I have some geographical points defined with latitude, longitude and score and I want to use MLlib K-Means algorithm to make clusters. Is that available with MLlib K-Means and if available, how can I pass the parameters or features to the algorithm .. as far as I found, it reads a text file of double datatype and make clusters based on it.

Ahmed El-Gamal
  • 180
  • 3
  • 18

2 Answers2

1

Do not use k-means on latitude longitude data

Because of distortion. Earth is a sphere, and -180° and +180° do not have a distance of 360°. But even if you are well away from the data line, e.g. all your data is in San Francisco, at Latitude ~37.773972, you have a distortion of over 20%, and this gets worse the further north you go.

Use an algorithm such as HAC or DBSCAN that can be used (in a good implementation, there are many bad implementations) with Haversine distance. For example ELKI has very fast clustering algorithms, and allows different geo-distances. Even with index acceleration, with helps a lot with geo points.

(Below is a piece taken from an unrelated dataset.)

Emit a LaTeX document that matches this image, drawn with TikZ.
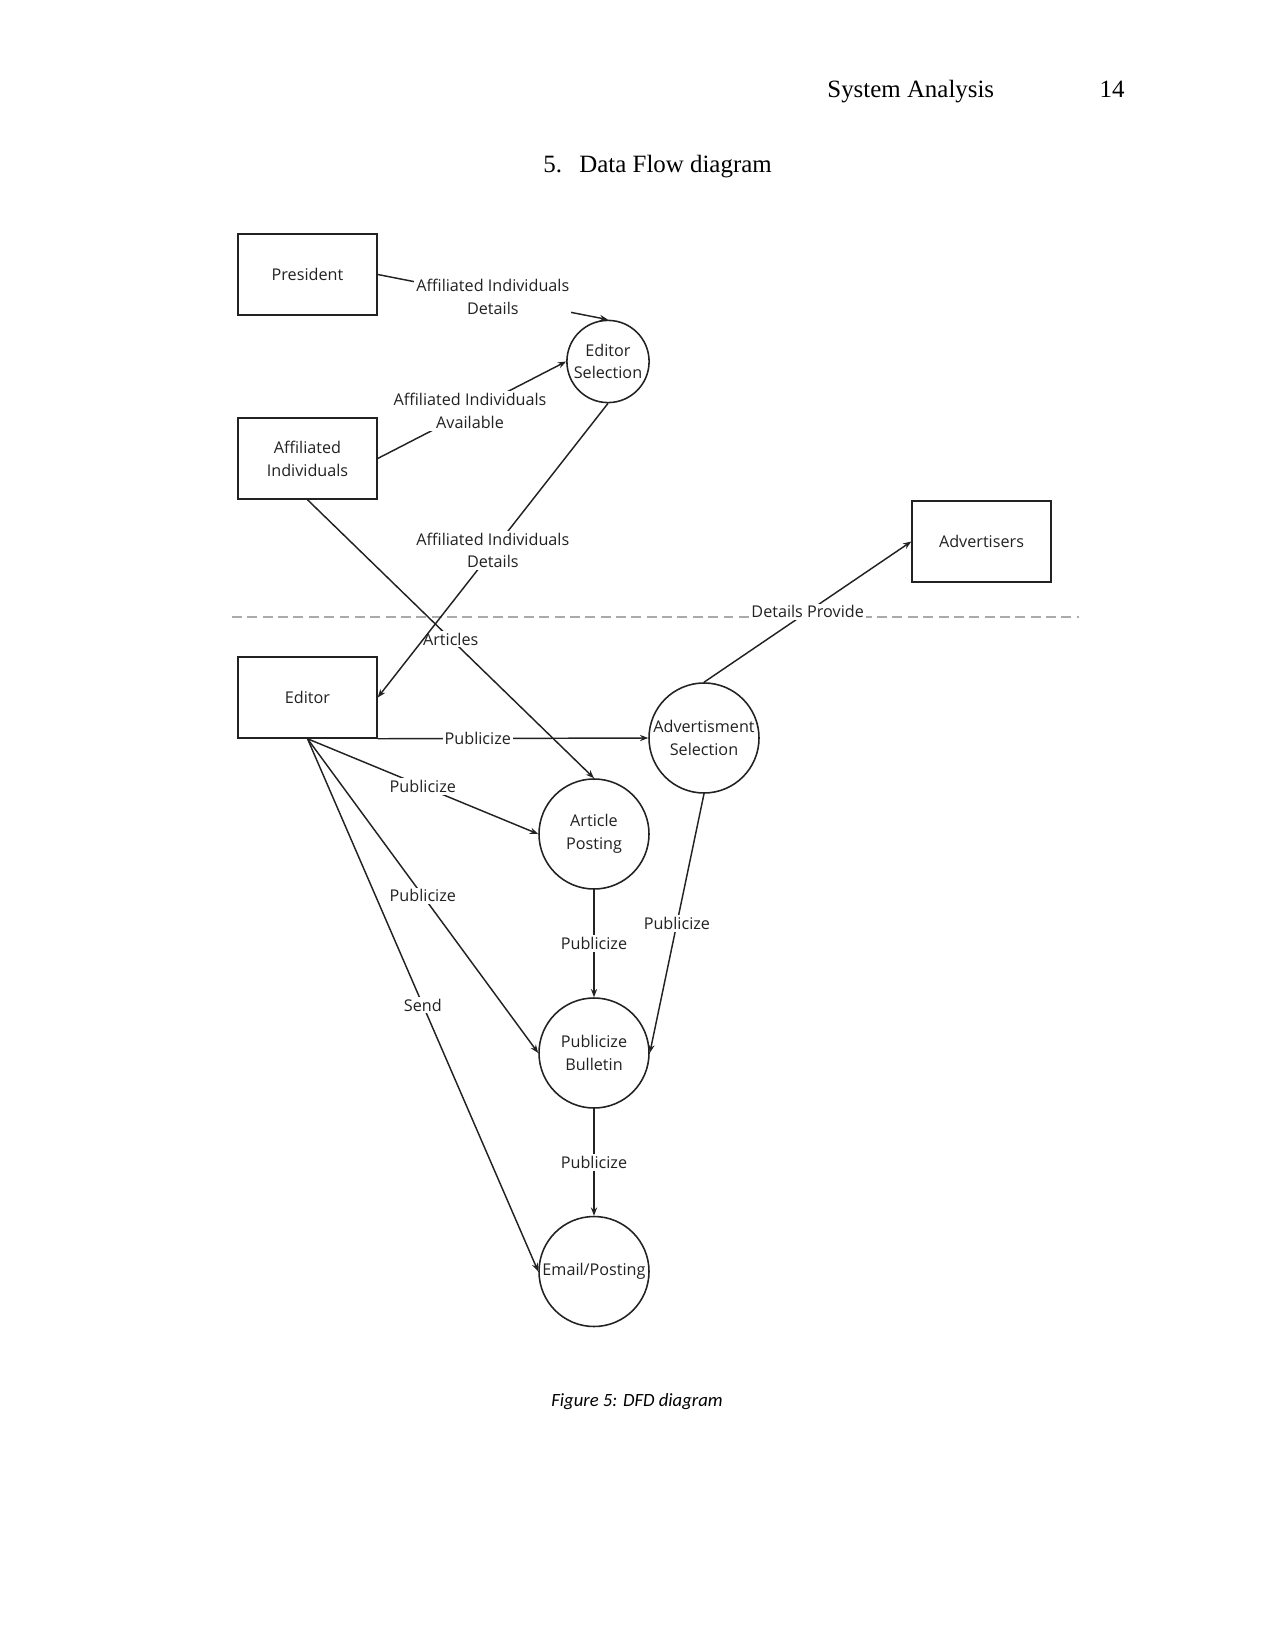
\documentclass[tikz,border=0pt]{standalone}
\usepackage{fontspec}
\setmainfont{Liberation Serif}
\newfontfamily\dfdfont{Open Sans}
\newfontfamily\capfont{Carlito}
\usetikzlibrary{arrows.meta}
\definecolor{ink}{HTML}{222222}
\definecolor{dashgray}{HTML}{AAAAAA}
\begin{document}
\begin{tikzpicture}[x=0.4818pt,y=-0.4818pt,
  every node/.style={inner sep=0pt},
  entity/.style={draw=ink,line width=0.75pt,minimum width=66.9pt,minimum height=39pt,font=\dfdfont\fontsize{7.8}{11}\selectfont,align=center,text=ink},
  proc/.style={draw=ink,circle,line width=0.75pt,minimum size=53pt,font=\dfdfont\fontsize{7.8}{11}\selectfont,align=center,text=ink},
  smallproc/.style={proc,minimum size=39.6pt},
  flow/.style={draw=ink,line width=0.7pt,-{Stealth[length=4pt,width=3pt]}},
  lbl/.style={fill=white,inner sep=1pt,font=\dfdfont\fontsize{7.8}{11}\selectfont,align=center,text=ink},
  hdr/.style={font=\fontsize{12}{14}\selectfont}]
\useasboundingbox (0,0) rectangle (1275,1651);
\fill[white] (0,0) rectangle (1275,1651);

% header and title
\node[hdr,anchor=base west] (hdrtitle) at (827,98) {System Analysis};
\node[hdr,anchor=base east] (hdrpage) at (1125,98) {14};
\node[hdr,anchor=base west] (secnum) at (543,173) {5.};
\node[hdr,anchor=base west] (sectitle) at (579,173) {Data Flow diagram};

% boundary line
\coordinate (dashL) at (232,617);
\coordinate (dashR) at (1079,617);
\draw[dashgray,line width=0.7pt,dash pattern=on 4.8pt off 2.6pt] (dashL) -- (dashR);

% entities
\node[entity] (pres) at (307.5,274.5) {President};
\node[entity] (aff) at (307.5,458.5) {Affiliated\\Individuals};
\node[entity] (edit) at (307.5,697.5) {Editor};
\node[entity] (adv) at (981.5,541.5) {Advertisers};

% processes
\node[smallproc] (esel) at (608,361.5) {Editor\\Selection};
\node[proc] (asel) at (704,738) {Advertisment\\Selection};
\node[proc] (apost) at (594,834) {Article\\Posting};
\node[proc] (pbul) at (594,1053) {Publicize\\Bulletin};
\node[proc] (email) at (594,1271.5) {Email/Posting};

% flows
\draw[flow] (pres.east) -- node[lbl] {Affiliated Individuals\\Details} (esel.north);
\draw[flow] (aff.east) -- node[lbl,pos=0.49] {Affiliated Individuals\\Available} (esel.west);
\draw[flow] (aff.south) -- node[lbl,pos=0.5] {Articles} (apost.north);
\draw[flow] (esel.south) -- node[lbl,pos=0.5] {Affiliated Individuals\\Details} (edit.east);
\draw[flow] (asel.north) -- node[lbl,pos=0.5] {Details Provide} (adv.west);
\draw[flow] (edit.south east) -- node[lbl,pos=0.37] {Publicize} (asel.west);
\draw[flow] (edit.south) -- node[lbl,pos=0.5] {Publicize} (apost.west);
\draw[flow] (edit.south) -- node[lbl,pos=0.5] {Publicize} (pbul.west);
\draw[flow] (edit.south) -- node[lbl,pos=0.5] {Send} (email.west);
\draw[flow] (apost.south) -- node[lbl,pos=0.5] {Publicize} (pbul.north);
\draw[flow] (asel.south) -- node[lbl,pos=0.5] {Publicize} (pbul.east);
\draw[flow] (pbul.south) -- node[lbl,pos=0.5] {Publicize} (email.north);

% caption
\node[anchor=base,font=\capfont\itshape\fontsize{9}{11}\selectfont] (caption) at (637,1406) {Figure 5: DFD diagram};
\end{tikzpicture}
\end{document}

See also this blog post: https://doublebyteblog.wordpress.com/2014/05/16/clustering-geospatial-data/

Has QUIT--Anony-Mousse
  • 76,138
  • 12
  • 138
  • 194
0

If you still need to use K-mean of MLlib then the official documentation is at - https://spark.apache.org/docs/latest/ml-clustering.html#k-means

  1. Build a dataframe containing a column to hold features. Let's say column name is "f" for feature. It can contain other columns too which won't be touched.
  2. This feature column is of type Vector. You can create a sparse vector using example - https://spark.apache.org/docs/latest/mllib-data-types.html
  3. If you have words then you can create their vectors using example - https://spark.apache.org/docs/latest/ml-features.html#word2vec
  4. Once your input dataframe is ready with a column of type vector, instantiate org.apache.spark.ml.clustering.KMeans, set parameters K and seed, fit and predict. You can use this example - https://spark.apache.org/docs/latest/ml-clustering.html#k-means
val trainingDataset = //build a dataframe containing a column "f" of type org.apache.spark.mllib.linalg.Vector


val kmeans = new KMeans().setK(2).setSeed(1L).setFeaturesCol("f").setPredictionCol("p")
val model = kmeans.fit(trainingDataset) // your model is ready

//Predict another dataset
val pDataset = //build a dataframe containing a column "f" of type org.apache.spark.mllib.linalg.Vector

val predictions = model.transform(pDataset) 
//predictions will contain your prediction on column "p".

There are other examples available inside "example" folder of your local Spark installation.

Salim
  • 2,046
  • 12
  • 13